The common practice has become to separate the various fields of study from each other, making economics seem like some sort of lofty abstract mathematical study or history appear to be an arcane and esoteric field. The reality is that history and economics are not metaphysical studies or ancient conjuring, but involve actual people, whose flesh and blood made up the actions. The macro study must be understood in terms of the micro study. For people like me, as there is no separation between the political and the social, there is also no separation between the economic and the historical. In fact, there can be no dichotomy between any of these aspects without causing a severe skewing in understanding. The human and natural elements should always serve as the foundation of these studies. We often hear obscure phrases, for instance that the American Civil War was due to economic causes, but what those causes entailed for the people involved is not as often discussed. If it is, it is made to seem disconnected from economics, as moral issues so often are, when in truth morality and economics are closely tied. This is the sort of unified theory of history that I attempt to work from.

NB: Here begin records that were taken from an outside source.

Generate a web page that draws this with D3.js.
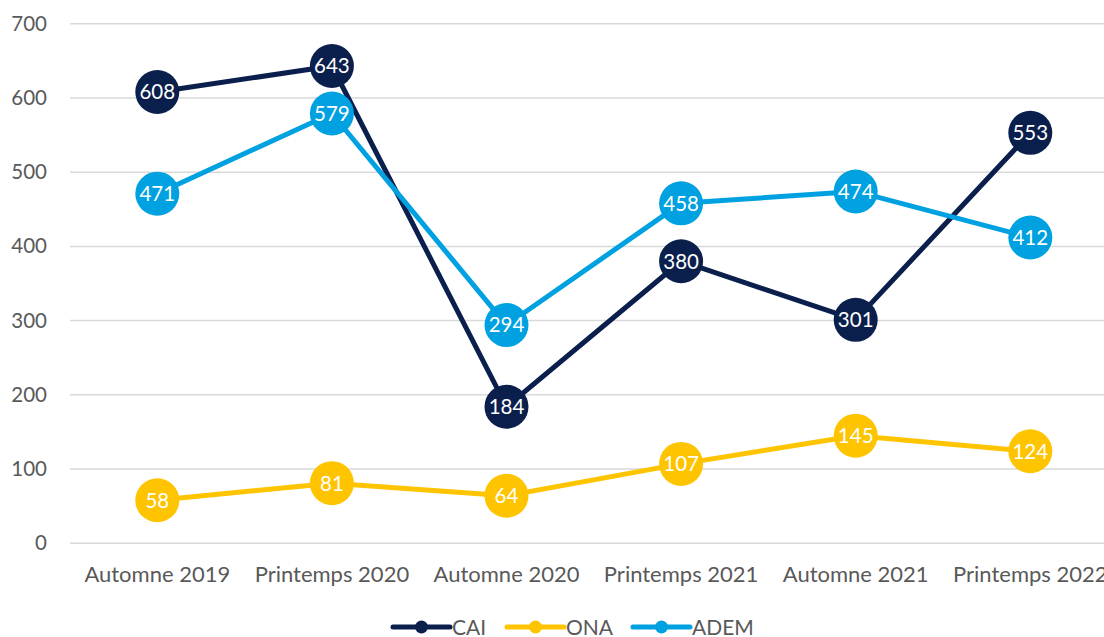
<!DOCTYPE html>
<html>
<head>
<meta charset="utf-8">
<script src="https://cdn.jsdelivr.net/npm/d3@7"></script>
<style>
  body { margin: 0; background: #fff; overflow: hidden; }
  text { font-family: Lato, "Open Sans", sans-serif; }
</style>
</head>
<body>
<div id="chart"></div>
<script>
// data
var periods = ["Automne 2019", "Printemps 2020", "Automne 2020", "Printemps 2021", "Automne 2021", "Printemps 2022"];
var cai = [608, 643, 184, 380, 301, 553];
var ona = [58, 81, 64, 107, 145, 124];
var adem = [471, 579, 294, 458, 474, 412];
var yTicks = [0, 100, 200, 300, 400, 500, 600, 700];

var series = [
    { name: "CAI", values: cai, color: "#0b1f4d" },
    { name: "ONA", values: ona, color: "#ffc400" },
    { name: "ADEM", values: adem, color: "#00a1e0" }
];

var width = 1104, height = 637;
var fontSize = 20;

var svg = d3.select("#chart")
    .append("svg")
    .attr("width", width)
    .attr("height", height);

// scales
var x = d3.scaleBand()
    .domain(periods)
    .range([70, 1117.6])
    .padding(0);

var y = d3.scaleLinear()
    .domain([0, 700])
    .range([543.3, 23.7]);

// gridlines
svg.append("g")
    .selectAll("line")
    .data(yTicks)
    .enter()
    .append("line")
    .attr("x1", 70)
    .attr("x2", width)
    .attr("y1", function (d) { return y(d); })
    .attr("y2", function (d) { return y(d); })
    .style("stroke", "#d9d9d9")
    .style("stroke-width", 1.5);

// y axis
var yAxis = svg.append("g")
    .attr("transform", "translate(47,0)")
    .call(d3.axisLeft(y).tickValues(yTicks).tickSize(0).tickPadding(0));
yAxis.select(".domain").remove();
yAxis.selectAll("text")
    .style("font-size", "20.5px")
    .style("font-family", "Lato, sans-serif")
    .style("fill", "#595959");

// x axis
var xAxis = svg.append("g")
    .attr("transform", "translate(0,566)")
    .call(d3.axisBottom(x).tickSize(0).tickPadding(0));
xAxis.select(".domain").remove();
xAxis.selectAll("text")
    .style("font-size", "22px")
    .style("font-family", "Lato, sans-serif")
    .style("fill", "#595959");

var line = d3.line()
    .x(function (d, i) { return x(periods[i]) + x.bandwidth() / 2; })
    .y(function (d) { return y(d); });

// lines, markers and labels per series
series.forEach(function (s) {
    var g = svg.append("g");
    g.append("path")
        .datum(s.values)
        .attr("d", line)
        .style("fill", "none")
        .style("stroke", s.color)
        .style("stroke-width", 5)
        .style("stroke-linejoin", "round");

    var pts = g.selectAll(".pt")
        .data(s.values)
        .enter()
        .append("g")
        .attr("transform", function (d, i) {
            return "translate(" + (x(periods[i]) + x.bandwidth() / 2) + "," + y(d) + ")";
        });
    pts.append("circle")
        .attr("r", 22)
        .style("fill", s.color);
    pts.append("text")
        .attr("text-anchor", "middle")
        .attr("dy", "0.36em")
        .style("font-size", "20.5px")
        .style("fill", "#fff")
        .text(function (d) { return d; });
});

// legend
var legendX = [393, 507, 633];
var legend = svg.append("g")
    .attr("transform", "translate(0,627)");
series.forEach(function (s, i) {
    var lg = legend.append("g")
        .attr("transform", "translate(" + legendX[i] + ",0)");
    lg.append("line")
        .attr("x1", 0)
        .attr("x2", 57)
        .style("stroke", s.color)
        .style("stroke-width", 5)
        .style("stroke-linecap", "round");
    lg.append("circle")
        .attr("cx", 28.5)
        .attr("r", 6.5)
        .style("fill", s.color);
    lg.append("text")
        .attr("x", 59)
        .attr("dy", "0.36em")
        .style("font-size", "21px")
        .style("fill", "#595959")
        .text(s.name);
});
</script>
</body>
</html>
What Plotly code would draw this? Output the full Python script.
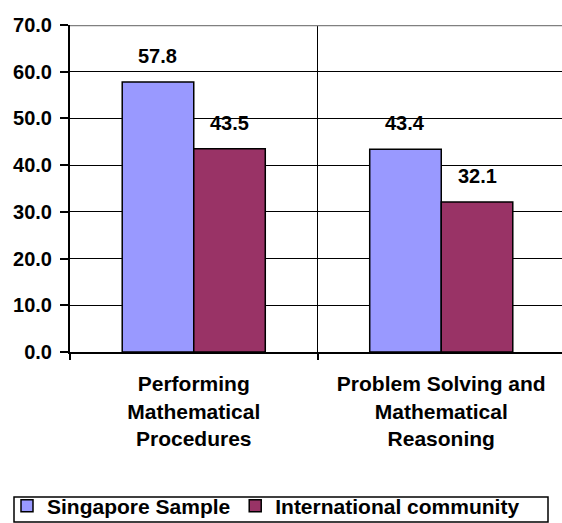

The difference between economic and social policy is that social policy can be based off of different axiomatic truths. People can have different goal cultures. Ultimately, with economic policy, everyone’s goal is to increase the wealth of a particular society. And ultimately, there is a best way to do that.
With economic politics, there is an ultimate truth. That is the difference. It doesn’t matter if it seems better for a policy to work one way or another, ultimately one policy will stimulate the most growth, and that is the best policy.